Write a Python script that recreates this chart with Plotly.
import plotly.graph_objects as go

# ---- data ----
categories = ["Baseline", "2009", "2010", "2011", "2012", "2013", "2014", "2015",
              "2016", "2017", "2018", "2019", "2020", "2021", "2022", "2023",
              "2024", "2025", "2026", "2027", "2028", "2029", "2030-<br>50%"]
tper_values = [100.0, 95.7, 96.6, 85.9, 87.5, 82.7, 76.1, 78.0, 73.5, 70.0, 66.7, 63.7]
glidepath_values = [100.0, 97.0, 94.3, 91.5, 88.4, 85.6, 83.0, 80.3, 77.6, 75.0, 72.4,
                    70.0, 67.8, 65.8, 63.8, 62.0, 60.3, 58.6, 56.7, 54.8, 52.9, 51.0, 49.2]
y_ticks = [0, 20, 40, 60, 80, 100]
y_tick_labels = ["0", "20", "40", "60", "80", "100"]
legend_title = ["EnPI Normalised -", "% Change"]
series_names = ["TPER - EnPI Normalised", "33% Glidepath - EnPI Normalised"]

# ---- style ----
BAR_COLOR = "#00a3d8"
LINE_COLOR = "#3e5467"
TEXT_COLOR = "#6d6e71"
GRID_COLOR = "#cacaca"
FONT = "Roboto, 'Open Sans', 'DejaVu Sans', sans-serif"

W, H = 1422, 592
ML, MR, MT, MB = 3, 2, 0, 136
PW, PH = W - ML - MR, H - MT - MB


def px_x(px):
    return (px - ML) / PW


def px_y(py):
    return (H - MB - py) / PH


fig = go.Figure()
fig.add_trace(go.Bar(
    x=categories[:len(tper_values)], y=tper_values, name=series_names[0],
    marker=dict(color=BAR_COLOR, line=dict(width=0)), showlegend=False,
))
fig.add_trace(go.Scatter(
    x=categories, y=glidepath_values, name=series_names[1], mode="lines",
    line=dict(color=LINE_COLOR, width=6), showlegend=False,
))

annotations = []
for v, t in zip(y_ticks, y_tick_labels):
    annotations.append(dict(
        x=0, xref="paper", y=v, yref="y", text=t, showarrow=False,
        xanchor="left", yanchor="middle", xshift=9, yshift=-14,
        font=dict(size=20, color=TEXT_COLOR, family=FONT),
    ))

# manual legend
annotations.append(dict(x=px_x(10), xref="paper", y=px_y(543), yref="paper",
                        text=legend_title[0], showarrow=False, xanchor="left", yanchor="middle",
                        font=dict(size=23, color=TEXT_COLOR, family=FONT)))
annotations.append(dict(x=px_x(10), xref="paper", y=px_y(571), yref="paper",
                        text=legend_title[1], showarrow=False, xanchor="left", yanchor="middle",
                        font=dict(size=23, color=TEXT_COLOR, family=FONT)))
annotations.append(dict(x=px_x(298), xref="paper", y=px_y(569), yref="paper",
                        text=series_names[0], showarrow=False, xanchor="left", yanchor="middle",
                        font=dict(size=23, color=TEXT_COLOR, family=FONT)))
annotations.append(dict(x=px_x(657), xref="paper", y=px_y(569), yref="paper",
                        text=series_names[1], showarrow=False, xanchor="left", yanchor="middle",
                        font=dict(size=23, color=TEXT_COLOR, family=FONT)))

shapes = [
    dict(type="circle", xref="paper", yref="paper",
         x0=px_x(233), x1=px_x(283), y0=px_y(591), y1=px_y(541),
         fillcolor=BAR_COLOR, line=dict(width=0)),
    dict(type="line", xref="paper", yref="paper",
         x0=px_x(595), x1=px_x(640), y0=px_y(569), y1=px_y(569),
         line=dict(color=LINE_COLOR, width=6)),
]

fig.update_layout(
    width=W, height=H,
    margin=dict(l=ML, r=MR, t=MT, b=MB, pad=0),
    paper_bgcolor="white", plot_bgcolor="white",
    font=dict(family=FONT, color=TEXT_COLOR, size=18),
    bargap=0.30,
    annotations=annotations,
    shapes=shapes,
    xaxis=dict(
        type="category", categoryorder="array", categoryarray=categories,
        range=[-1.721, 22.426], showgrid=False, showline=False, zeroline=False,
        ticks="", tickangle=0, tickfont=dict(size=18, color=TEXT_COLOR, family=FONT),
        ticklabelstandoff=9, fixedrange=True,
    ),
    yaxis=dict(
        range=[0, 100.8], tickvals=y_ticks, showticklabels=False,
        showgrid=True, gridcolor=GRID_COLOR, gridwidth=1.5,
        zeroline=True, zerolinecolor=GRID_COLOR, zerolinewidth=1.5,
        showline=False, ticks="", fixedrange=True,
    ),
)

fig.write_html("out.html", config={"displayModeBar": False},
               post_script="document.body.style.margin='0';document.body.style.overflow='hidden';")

INSTRUCTION: Each line from the top of the material above through the line with "return (H - MB - py) / PH" must be echoed exactly, and no other line.

FINISHED EXERCISE:
Write a Python script that recreates this chart with Plotly.
import plotly.graph_objects as go

# ---- data ----
categories = ["Baseline", "2009", "2010", "2011", "2012", "2013", "2014", "2015",
              "2016", "2017", "2018", "2019", "2020", "2021", "2022", "2023",
              "2024", "2025", "2026", "2027", "2028", "2029", "2030-<br>50%"]
tper_values = [100.0, 95.7, 96.6, 85.9, 87.5, 82.7, 76.1, 78.0, 73.5, 70.0, 66.7, 63.7]
glidepath_values = [100.0, 97.0, 94.3, 91.5, 88.4, 85.6, 83.0, 80.3, 77.6, 75.0, 72.4,
                    70.0, 67.8, 65.8, 63.8, 62.0, 60.3, 58.6, 56.7, 54.8, 52.9, 51.0, 49.2]
y_ticks = [0, 20, 40, 60, 80, 100]
y_tick_labels = ["0", "20", "40", "60", "80", "100"]
legend_title = ["EnPI Normalised -", "% Change"]
series_names = ["TPER - EnPI Normalised", "33% Glidepath - EnPI Normalised"]

# ---- style ----
BAR_COLOR = "#00a3d8"
LINE_COLOR = "#3e5467"
TEXT_COLOR = "#6d6e71"
GRID_COLOR = "#cacaca"
FONT = "Roboto, 'Open Sans', 'DejaVu Sans', sans-serif"

W, H = 1422, 592
ML, MR, MT, MB = 3, 2, 0, 136
PW, PH = W - ML - MR, H - MT - MB


def px_x(px):
    return (px - ML) / PW


def px_y(py):
    return (H - MB - py) / PH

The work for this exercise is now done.